Eu já entendei que a poesia é cíclica. Para mim, pelo menos, escrever poesia é algo como “lavar a alma”, é o momento do louvor, da bênção, do esconjuro e do perdão. É um cântico necessário e libertador, que vem quando precisamos expressar algo. Já no roteiro também há um chamado, e há um tempo de maturação. Helena queria o chapéu é um roteiro escrito em dois meses. Scarlet Moon já é um projeto de roteiro que precisa de maturação. Eu tenho material para uma trilogia ou para uma série? Quando eu decidir e tiver tempo para escrever de fato essa história, provavelmente ela vai “surgir” em dois meses de escrita diária e sistemática, graças a essa maturação.
Quantas vezes você revisa seus textos antes de sentir que eles estão prontos? Você mostra seus trabalhos para outras pessoas antes de publicá-los?
Eu reviso algumas vezes, mas nunca o suficiente. Faz falta ter a leitura de outras pessoas para me situar. Não é muito fácil achar leitores com o intuito de ter um feedback.
Como é sua relação com a tecnologia? Você escreve seus primeiros rascunhos à mão ou no computador?
Poesia escrevo sempre à mão. Tenho coleções de cadernos. Reinicio o poema para recuperar o ritmo e, por isso, alguns cadernos estão cheios de um único poema reescrito. Roteiro é direto no computador, requer os softwares apropriados para facilitar. Claro que existem notas feitas à mão, desenhos.
De onde vêm suas ideias? Há um conjunto de hábitos que você cultiva para se manter criativa?
Eu acredito que as ideias criativas são uma reelaboração intuitiva de nossas experiências, e que exatamente por isso somos um reflexo de nossas experiências e do espírito do nosso tempo. Eu percebo em meu trabalho algumas características muito pessoais que prefiro não revelar, e que falam do meu embate comigo mesma e do meu embate com o mundo. É um bom combate, que precisa ser travado para que o grotesco se expresse no mundo transmutado em belo, ou quase. E essa intuição, claro, abre caminho para a busca, a pesquisa, e isso aumenta o repertório, o vocabulário. É um circulo vicioso do bem.
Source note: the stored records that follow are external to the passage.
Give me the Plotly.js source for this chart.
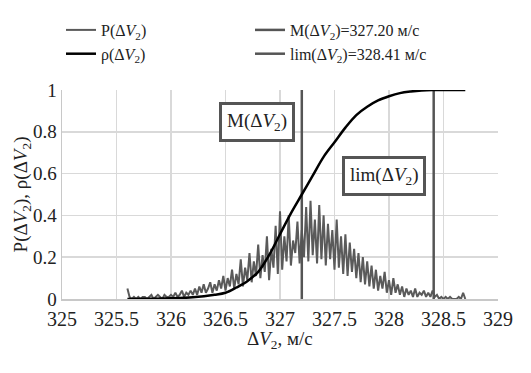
<!DOCTYPE html>
<html>
<head>
<meta charset="utf-8">
<script src="https://cdn.plot.ly/plotly-3.0.1.min.js"></script>
<style>html,body{margin:0;padding:0;background:#fff;}#chart{width:531px;height:373px;}</style>
</head>
<body>
<div id="chart"></div>
<script>
// P(ΔV2): noisy distribution, sampled every 0.02 m/s starting at 325.60
var pStart = 325.60;
var pStep = 0.02;
var pValues = [
  0.05, 0.01, 0.00, 0.01, 0.00, 0.01, 0.00, 0.01, 0.01, 0.00,
  0.01, 0.02, 0.00, 0.01, 0.02, 0.01, 0.00, 0.02, 0.01, 0.01,
  0.02, 0.01, 0.03, 0.01, 0.02, 0.04, 0.01, 0.03, 0.02, 0.04,
  0.02, 0.05, 0.02, 0.06, 0.03, 0.07, 0.03, 0.05, 0.08, 0.03,
  0.07, 0.04, 0.09, 0.05, 0.11, 0.04, 0.10, 0.06, 0.14, 0.05,
  0.12, 0.07, 0.19, 0.06, 0.15, 0.09, 0.22, 0.08, 0.18, 0.11,
  0.26, 0.10, 0.21, 0.13, 0.30, 0.09, 0.24, 0.15, 0.35, 0.12,
  0.42, 0.14, 0.30, 0.18, 0.40, 0.16, 0.28, 0.22, 0.37, 0.17,
  0.33, 0.20, 0.44, 0.18, 0.47, 0.21, 0.38, 0.17, 0.45, 0.19,
  0.40, 0.16, 0.36, 0.19, 0.33, 0.14, 0.38, 0.15, 0.30, 0.12,
  0.31, 0.11, 0.27, 0.13, 0.24, 0.10, 0.22, 0.08, 0.20, 0.07,
  0.18, 0.06, 0.16, 0.05, 0.14, 0.04, 0.11, 0.05, 0.13, 0.03,
  0.09, 0.02, 0.10, 0.03, 0.07, 0.02, 0.06, 0.01, 0.05, 0.02,
  0.04, 0.01, 0.05, 0.01, 0.03, 0.02, 0.04, 0.01, 0.03, 0.01,
  0.04, 0.01, 0.02, 0.00, 0.01, 0.00, 0.01, 0.00, 0.01, 0.00,
  0.00, 0.00, 0.01, 0.00, 0.03, 0.00
];

// ρ(ΔV2): cumulative distribution
var cdfX = [325.6, 325.8, 326.0, 326.2, 326.4, 326.5, 326.6, 326.7, 326.8, 326.9,
            327.0, 327.1, 327.2, 327.3, 327.4, 327.5, 327.6, 327.7, 327.8, 327.9,
            328.0, 328.1, 328.2, 328.3, 328.4, 328.7];
var cdfY = [0, 0.001, 0.003, 0.008, 0.02, 0.03, 0.055, 0.085, 0.13, 0.21,
            0.31, 0.41, 0.50, 0.59, 0.68, 0.75, 0.82, 0.88, 0.92, 0.95,
            0.97, 0.985, 0.993, 0.998, 1.0, 1.0];

var meanValue = 327.20;
var limValue = 328.41;
var vLineY = [0, 1];

var xTickVals = [325, 325.5, 326, 326.5, 327, 327.5, 328, 328.5, 329];
var xTickText = ['325', '325.5', '326', '326.5', '327', '327.5', '328', '328.5', '329'];
var yTickVals = [0, 0.2, 0.4, 0.6, 0.8, 1];
var yTickText = ['0', '0.2', '0.4', '0.6', '0.8', '1'];

var V2 = 'Δ<i>V</i><sub>2</sub>';
var xTitle = V2 + ', м/с';
var yTitle = 'P(' + V2 + '), ρ(' + V2 + ')';
var FONT = "'Liberation Serif', 'DejaVu Serif', serif";
var TXT = '#222222';

var traces = [
  {x0: pStart, dx: pStep, y: pValues, type: 'scatter', mode: 'lines',
   name: 'P(' + V2 + ')', line: {color: '#5a5a5a', width: 2}, legend: 'legend'},
  {x: [meanValue, meanValue], y: vLineY, type: 'scatter', mode: 'lines',
   name: 'M(' + V2 + ')=' + meanValue.toFixed(2) + ' м/с', line: {color: '#555555', width: 2.5}, legend: 'legend2'},
  {x: [limValue, limValue], y: vLineY, type: 'scatter', mode: 'lines',
   name: 'lim(' + V2 + ')=' + limValue.toFixed(2) + ' м/с', line: {color: '#555555', width: 2.5}, legend: 'legend2'},
  {x: cdfX, y: cdfY, type: 'scatter', mode: 'lines',
   name: 'ρ(' + V2 + ')', line: {color: '#000000', width: 2.5, shape: 'spline'}, legend: 'legend'}
];

var layout = {
  width: 531, height: 373,
  margin: {l: 62, r: 33, t: 90, b: 74, autoexpand: false},
  paper_bgcolor: '#ffffff', plot_bgcolor: '#ffffff',
  font: {family: FONT, size: 19, color: TXT},
  showlegend: true,
  legend: {xref: 'container', yref: 'container', x: 61/531, y: 1 - 13/373,
           xanchor: 'left', yanchor: 'top', bgcolor: 'rgba(0,0,0,0)',
           font: {family: FONT, size: 16, color: TXT}, tracegroupgap: 0},
  legend2: {xref: 'container', yref: 'container', x: 250/531, y: 1 - 13/373,
            xanchor: 'left', yanchor: 'top', bgcolor: 'rgba(0,0,0,0)',
            font: {family: FONT, size: 16, color: TXT}, tracegroupgap: 0},
  xaxis: {range: [325, 329], tickvals: xTickVals, ticktext: xTickText,
          showgrid: true, gridcolor: '#d9d9d9', gridwidth: 1.5,
          showline: true, linecolor: '#c8c8c8', linewidth: 1.5,
          zeroline: false, ticks: '', fixedrange: true, ticklabelstandoff: 1,
          tickfont: {family: FONT, size: 20, color: TXT}},
  yaxis: {range: [0, 1], tickvals: yTickVals, ticktext: yTickText,
          showgrid: true, gridcolor: '#d9d9d9', gridwidth: 1.5,
          showline: true, linecolor: '#c8c8c8', linewidth: 1.5,
          zeroline: false, ticks: '', fixedrange: true,
          tickfont: {family: FONT, size: 19, color: TXT}},
  annotations: [
    {x: 0.5, y: -0.196, xref: 'paper', yref: 'paper', text: xTitle, showarrow: false,
     xanchor: 'center', yanchor: 'middle', font: {family: FONT, size: 19, color: TXT}},
    {x: -0.092, y: 0.5, xref: 'paper', yref: 'paper', text: yTitle, showarrow: false,
     textangle: -90, xanchor: 'center', yanchor: 'middle', font: {family: FONT, size: 19, color: TXT}},
    {x: 326.79, y: 0.847, xref: 'x', yref: 'y', text: 'M(' + V2 + ')', showarrow: false,
     font: {family: FONT, size: 19, color: TXT}, bgcolor: '#ffffff',
     bordercolor: '#555555', borderwidth: 3, borderpad: 5},
    {x: 327.95, y: 0.589, xref: 'x', yref: 'y', text: 'lim(' + V2 + ')', showarrow: false,
     font: {family: FONT, size: 19, color: TXT}, bgcolor: '#ffffff',
     bordercolor: '#555555', borderwidth: 3, borderpad: 5}
  ]
};

Plotly.newPlot('chart', traces, layout, {displayModeBar: false, staticPlot: true});
</script>
</body>
</html>
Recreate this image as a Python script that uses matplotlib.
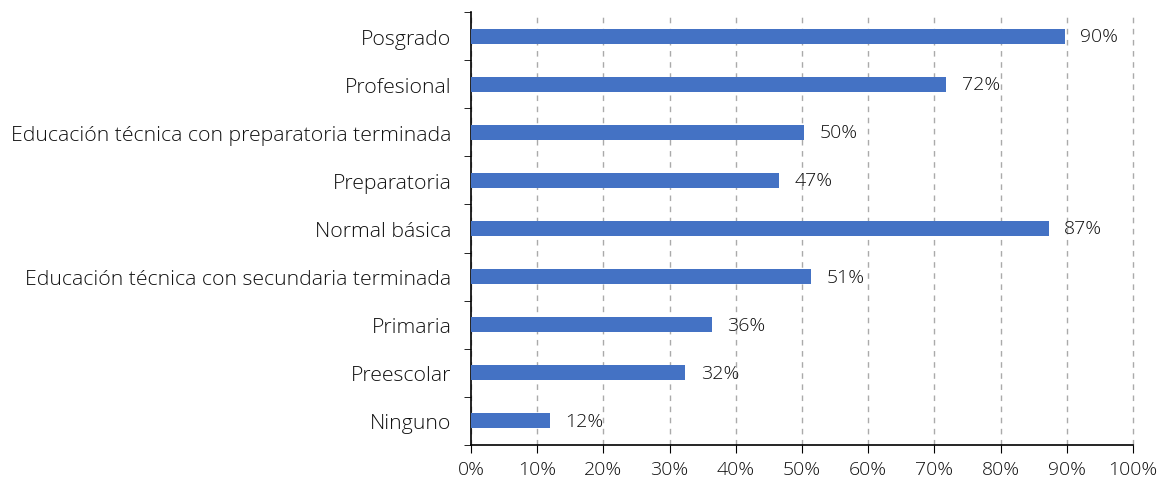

O que você acha que mudou no seu processo de escrita ao longo dos anos? O que você diria a si mesma se pudesse voltar à escrita de seus primeiros textos?
Eu me descobri amante da poesia ainda muito pequena. Me descobri poeta na adolescência, e por muito tempo eu usei a poesia como um escudo. A poesia a meu ver conta lindas histórias que falam direto aos sentimentos, não requerem linearidade, mas são histórias. Eu, no entanto, neguei esse entendimento e suprimi essa necessidade narrativa. Foi através de minha formação acadêmica, como artista visual, que comecei a compreender essa narratividade que intrínseca ao meu trabalho. Mas só me emendei ao começar a escrever roteiros. Isso me faz lamentar os poemas descaradamente narrativos que descartei na adolescência. Ou até mesmo alguns satíricos, que reprimi por medo da minha própria ferocidade.
Que projeto você gostaria de fazer, mas ainda não começou? Que livro você gostaria de ler e ele ainda não existe?
Eu escrevi um livro de poesia em 2018 chamado Perséfone em Hades, que pede continuidade. Esse foi um projeto que ruminei e maturei durante uns 10 anos. Foi concebido logo depois que escrevi um poema na voz masculina chamado Eros e Tânatos, sobre amor e morte, claro. Tencionei escrever Perséfone em Hades, como um poema. Tentei várias vezes ao longo dos anos, ciente de que o poema era sobre o inferno de amar. Para alguns, amar é um inferno sim. Bem, precisei de uma década para entender que seria um livro, que seria um livro de poesia cujos poemas seriam células independentes, mas quando juntos comporiam um organismo, um corpo literário narrativo pela jornada de amar. E quando comecei, concluí o livro e alguns meses. Escrevia todo dia, no ônibus, nos intervalos de aulas, onde desse. E no decorrer desse processo criativo eu compreendi que Perséfone, que já foi Cora, emergiu desse mundo sombrio, e precisa, na superfície achar um novo eu. Nem Perséfone, nem Cora. Não mais presa de um ciclo interminável, mas dona do próprio destino. Essa continuação ainda precisa existir. Protelo, talvez por não ter tempo para mergulhar em Perséfone agora, talvez por que a poesia ainda não me chamou de fato. Está maturando. E isso mostra que esse é meu projeto mais ambiciosos, pois reúne poesia e narrativa. E desde que o poema se revelou um livro, uma narrativa visual foi imaginada para complementar o quadro. E eu preciso de tempo e recursos para me debruçar sobre essa narrativa visual, que fecha meu circulo criativo poesia-narrativa literária-narrativa visual.
Esse livro ainda não existe, mas vai, um dia. O que de fato não existe e é uma utopia, é aquele que faria de mim uma escritora, uma poeta melhor, mais cedo. Se ele existe eu não soube, mas suponho que se existisse esse manual, teria chegado até mim de algum jeito.